Internal emails that were reportedly mistakenly shared with employees seem to indicate that the layoffs were in retaliation. A group of managers maintained a list of employees that characterized them by their union leanings. “Seven of the laid-off employees appeared on the list as union supporters,” says the Times, “and the eighth was listed as undecided.” Subsequent emails discussed discouraging future organizing efforts and indicated a lack of trust in a “unionist” for a certain position in the firm. Molinar tells the Times that the employee under discussion was not even considered for layoff. 

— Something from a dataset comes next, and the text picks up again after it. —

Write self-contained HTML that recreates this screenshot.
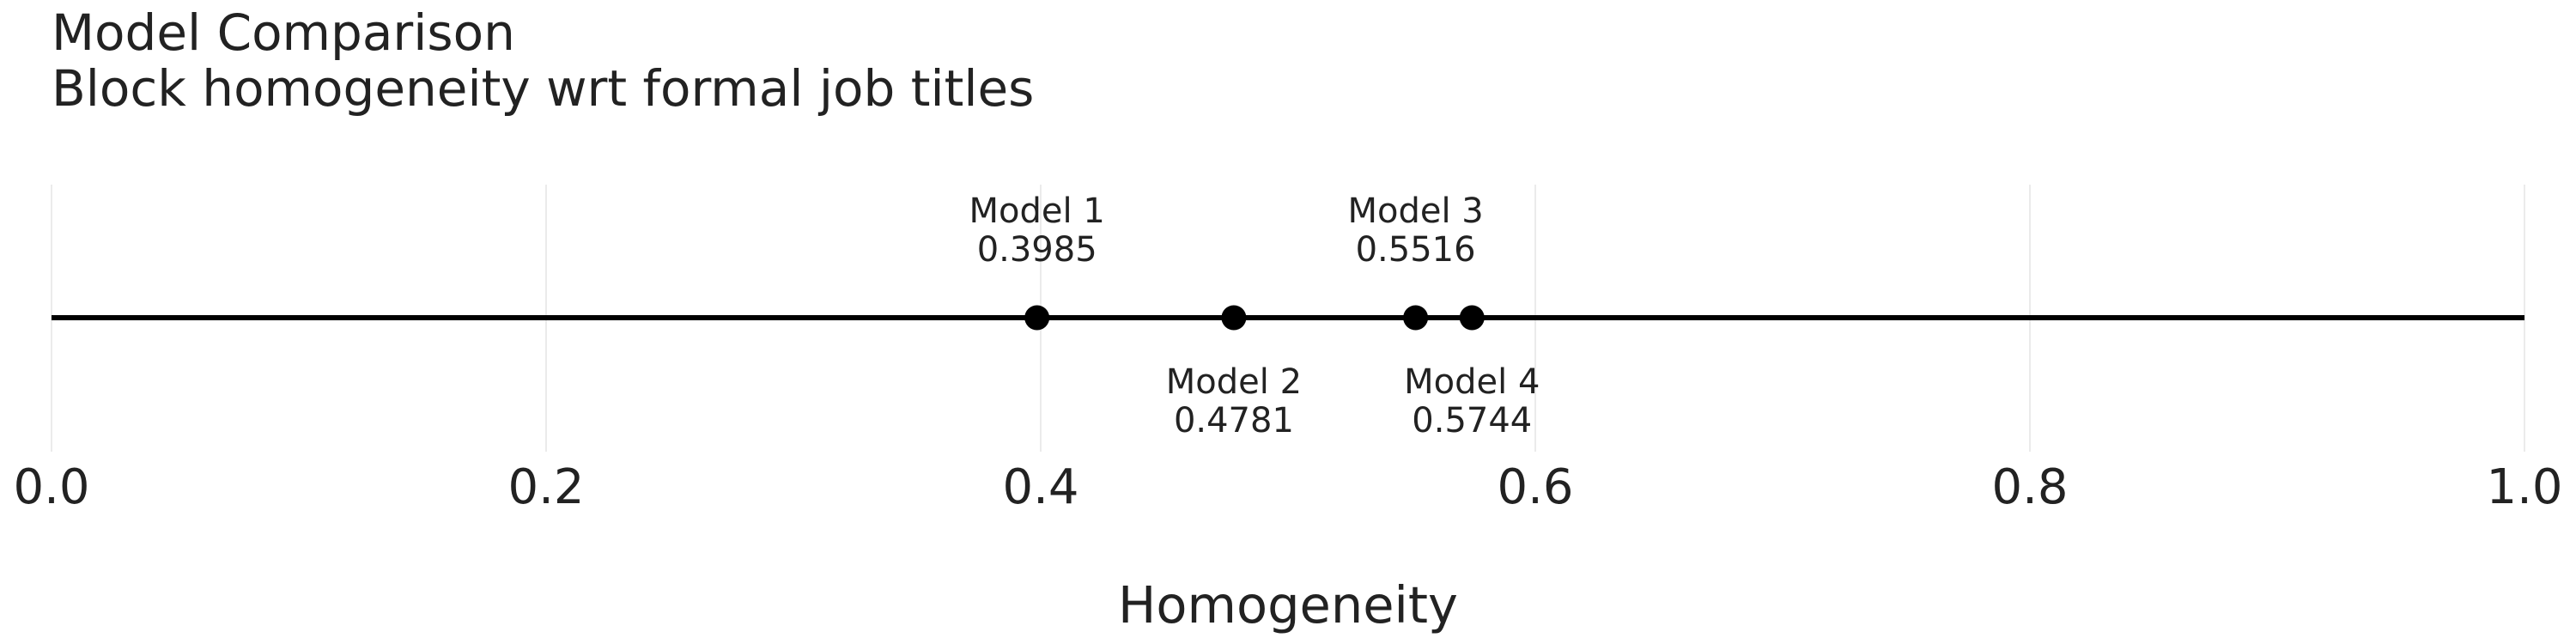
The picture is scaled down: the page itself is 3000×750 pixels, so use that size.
<!DOCTYPE html>
<html><head><meta charset="utf-8"><style>
html,body{margin:0;padding:0;background:#fff;width:3000px;height:750px;overflow:hidden}
svg text{font-family:"DejaVu Sans","Liberation Sans",sans-serif;fill:#222}
</style></head><body>
<svg id="chart" width="3000" height="750">
<text x="60" y="58" font-size="58">Model Comparison</text>
<text x="60" y="123" font-size="58">Block homogeneity wrt formal job titles</text>
<g id="grid"></g>
<g id="ticks"></g>
<line x1="60" x2="2940" y1="370" y2="370" stroke="#000" stroke-width="6"/>
<g id="marks"></g>
<text x="1500" y="725" font-size="59" text-anchor="middle">Homogeneity</text>
</svg>
<script>
const models = ["Model 1","Model 2","Model 3","Model 4"];
const values = [0.3985,0.4781,0.5516,0.5744];
const valueLabels = ["0.3985","0.4781","0.5516","0.5744"];
const labelAbove = [true,false,true,false];
const tickValues = [0,0.2,0.4,0.6,0.8,1.0];
const tickLabels = ["0.0","0.2","0.4","0.6","0.8","1.0"];
const NS="http://www.w3.org/2000/svg";
const x = v => 60 + v*2880;
const grid=document.getElementById('grid'), ticks=document.getElementById('ticks'), marks=document.getElementById('marks');
tickValues.forEach((t,i)=>{
  const l=document.createElementNS(NS,'line');
  l.setAttribute('x1',x(t));l.setAttribute('x2',x(t));l.setAttribute('y1',215);l.setAttribute('y2',526);
  l.setAttribute('stroke','#ebebeb');l.setAttribute('stroke-width','2');
  
  
  grid.appendChild(l);
  const tx=document.createElementNS(NS,'text');
  tx.setAttribute('x',x(t));tx.setAttribute('y',586);tx.setAttribute('font-size','56');tx.setAttribute('text-anchor','middle');
  tx.textContent=tickLabels[i];
  
  
  ticks.appendChild(tx);
});
values.forEach((v,i)=>{
  const c=document.createElementNS(NS,'circle');
  c.setAttribute('cx',x(v));c.setAttribute('cy',370);c.setAttribute('r',14.5);c.setAttribute('fill','#000');
  
  
  marks.appendChild(c);
  const y1 = labelAbove[i] ? 259 : 458;
  const t1=document.createElementNS(NS,'text');
  t1.setAttribute('x',x(v));t1.setAttribute('y',y1);t1.setAttribute('font-size','40');t1.setAttribute('text-anchor','middle');
  t1.textContent=models[i];
  
  
  marks.appendChild(t1);
  const t2=document.createElementNS(NS,'text');
  t2.setAttribute('x',x(v));t2.setAttribute('y',y1+45);t2.setAttribute('font-size','40');t2.setAttribute('text-anchor','middle');
  t2.textContent=valueLabels[i];
  
  
  marks.appendChild(t2);
});
</script>
</body></html>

Molinar pointed out that the union did not try to overturn the results of the vote on grounds of the company acting illegally, but a lawyer for the union tells the newspaper that the union did not have evidence of illegal action by the deadline to file a challenge to the election. The lawyer, William Haller, told the NLRB that he had “never seen such glaring evidence of blatant antiunion animus,” reports the Times.

If it is not settled, the case will be litigated before a labor board judge. 

Architects are often expected to work long hours for little pay compared with similarly credentialed professionals, says the Times, in return for the promise of prestige, adding that those who oppose unions assert that nonunion firms would undercut those with unions by charging less based on lower compensation at their firms.

Snøhetta works in the fields of architecture, landscape architecture, interior architecture and product design. It has studios in Oslo, Norway; New York; Innsbruck, Austria; Paris, France; Hong Kong; Shenzhen, China; and Melbourne, Australia. Snøhetta’s first significant commission, per its website, was for the Bibliotheca Alexandrina, in Alexandria, Egypt, in 1989, followed by major commissions including the Norwegian National Opera and Ballet in Oslo and the National September 11 Memorial Museum Pavilion in New York.

The firm touts its “horizontal organization structure” and non-hierarchical office layouts. It has won numerous awards, including the Aga Khan Prize for Architecture for the Bibliotheca Alexandrina and the the European Union Prize for Contemporary Architecture – Mies van der Rohe Award for the Norwegian National Opera and Ballet, in Oslo. In 2016, Snøhetta was named Wall Street Journal Magazine’s Architecture Innovator of the Year.